Just occasionally I come upon a 'new' Skinner author on atxc or Gossamer. I write to them and introduce myself. I tell them about our site and about Sue Tennyson's Walter Skinner Fanfiction site and I provide the urls to both. And then yes - I ASK if they'd like to be archived on SIS and if they say yes, I suggest that in future they send me their work directly or else tell me where it's archived so that I can put in a link.
But as I said in my earlier post, I have made mistakes in the past. When you're setting up an archive, it's a massive task to contact all of the relevant authors to ask permission. And sometimes it's just not possible. Many of the authors have email addresses on their work which are no longer valid. Others don't respond to your requests. Do you take their silence as a 'yes' or a 'no'? You want to archive the stories, but things have suddenly got complicated. Rightly or wrongly, your very enthusiasm often leads you to 'archive and be damned.'
I remember posting Kate's 'Yes Sir' with a huge disclaimer saying that I'd taken it off of Bobbi's site just before it disappeared, but had no permission to post as the author's email had not been included. I said I would remove the story at once if the author so desired, but until she did so I thought it was too good not to be made available to a world hungry for Skinner fic. Then I posted a message to atxc asking Kate to get in touch with me if she objected to her story being on SIS. About six months later she *did* get in touch, give her permission and let me have a valid email address.
Great sigh of relief from me. That time my 'taking a chance' paid off.
But there are nearly 600 stories on SIS and close to a hundred detailed fantasies about the Skinner character. Small potatoes compared to Gossamer, but still quite hefty numbers. When you're working with those kind of figures, it is easy to make a mistake at first. You get run away with your enthusiasm to provide readers with the best fiction there is. Yes - you make some mistakes, but hopefully you learn from them too.
Let's just all try to be a little more tolerant of each other here. We all have the same goal - right? To write or to read quality X-files fan fiction. To share our delight when we find outstanding work and to reward it accordingly with our public praise and our public recommendations.
Several contributors to this thread have said that they'd want to be sure their work hadn't been archived in a negative way - as one of the 'Ten Worst Fanfic Stories' for instance. Well - obviously I agree with that. But IOHO is a site which recommends only a few excellent stories by outstanding authors. There is no hidden agenda in their recommendations - merely the desire to share their joy in having found quality fiction.
It just seems to me that some people are putting the archivists on trial and finding them guilty for what was probably nothing more heinous than a genuine attempt to compliment a sister author or to encourage a promising new one.

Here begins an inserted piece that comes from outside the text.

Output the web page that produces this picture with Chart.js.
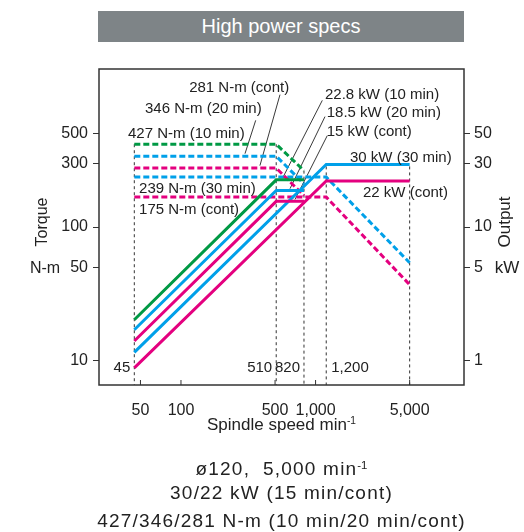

I don't know either of the archivists and I have no vested interest in defending them. I'll admit that when I saw what this thread was about, I ran off and checked to see if any of *my* work had been recommended on IOHO - but no such luck. (I forgave them when I saw they'd put SIS down as a favourite link, however!)
And the more I thought about the accusations of 'theft' which were flying thick and fast this time last night, the angrier I got. Hence my public defence of them and this continuation of it today. I had a lot that I wanted to get off of my chest. I still do, but I think it's time I took pity on everyone and ended this massive post now.
-- Red VPS: Thank you to everyone who has written to me privately or publicly on this issue. And especial thanks to those who have been so complimentary about SIS. In my hasty and emotional post, I may have made it sound like I actually resented the upkeep necessary in running the archive. I don't. It's such an important part of my life now, that I can't imagine a time when it didn't exist. I'll keep running SIS as long as people keep visiting the site and reading the wonderful stories.
[Dragan Antulov a.k.a. Drax]: There are many reasons. Some authors simply don't want to be associated with certain genres - for example, non-slash author probably wouldn't appreciate seeing his or her story featured on slash archive. Some like to have total control over their work. If you have your stories archived at one or two places, it is easier to pull them off the Net or change them, when the time comes.
Lisby, one of the owners of IOHO]:
Thank you very much for this intelligent and honest view of what recommendation sites try to do for other people's writing. I appreciate your Webmistress's understanding of what it takes to run a rec site, how much work we put into it, and how easy it is to make an oversite or mistake then have to endure the dispiriting consequences when all you wanted to do was be nice to somebody who wrote a story that made you smile. I hope that all the posters who expressed such outrage can put their hand on a Bible (or holy book of their choice) and swear that they are incapable of human error. I don't think a single one of them can, IMHO.Thanks again, Red. You're a good and thoughtful person. I'm sorry you cried in the past. I cried at this fiasco.
I understand the occasional "Ooh... I LOVE THIS STORY and NEED TO ARCHIVE IT NOW!!!!" rush... although my archiving results in saving waaaay too much fanfic to my "Fics are In Here" Zip Disk, not to the web. I've tried to get my archive up and running... it's a tough job, but as much as it's for the public to enjoy, it's for me, too. And I'm not going to post others' fics without their permission since I ask the same favor of my own. It's a hard thing to do with the temptation of great writers out there... but I *do* force myself to do it. I'll keep a story on my hard drive and salivate over it while enduring the wait to hear from a writer. Sometimes I do, sometimes I don't. Those I don't hear from, I don't archive.I wasn't in the original argument in this thread... to my knowledge, I've never been to IOHO. I don't know the parties involved, and won't preach. The story has been removed, the situation appears to have been handled poorly overall but has been fixed. We've learned and will move on, right? =)
I hate ranting as much as the next person. It wasn't exactly nice to come on to this newsgroup for the first time in a year *after getting off it for a similar bitch-fest* and see this kind of crap going on. This argument should never have been here in the first place. The only thing you are doing is causing enemies for yourselves, all parties involved. Though both sides have given gripping accounts, exactly what the hell can we do about this? Since both sides seem to be in error here, it's really something to be resolved between those two sides. I personally would be honored if any archive were WILLING to recommend a story I wrote. Would you scream in rage if a novel you wrote ended up on the NYT Bestsellers list? I think not. People make mistakes. By blowing those mistakes out of proportion and acting so childishly about them, *especially* in public is doing no good for your cause and it's ruining the whole damn thing for everyone. Please consider that.a Mirnen who is tired of sitting back and watching the fight
- This is in reference to the site's owners recommending an X-Files rec site, and including a short excerpt.
- The writer of this post is referring to themselves in the third person as they are doing a bit of sockpuppetting.Another fan calls this fan out on this fact in this post.
- This was a website on Soho Cafe that is long gone.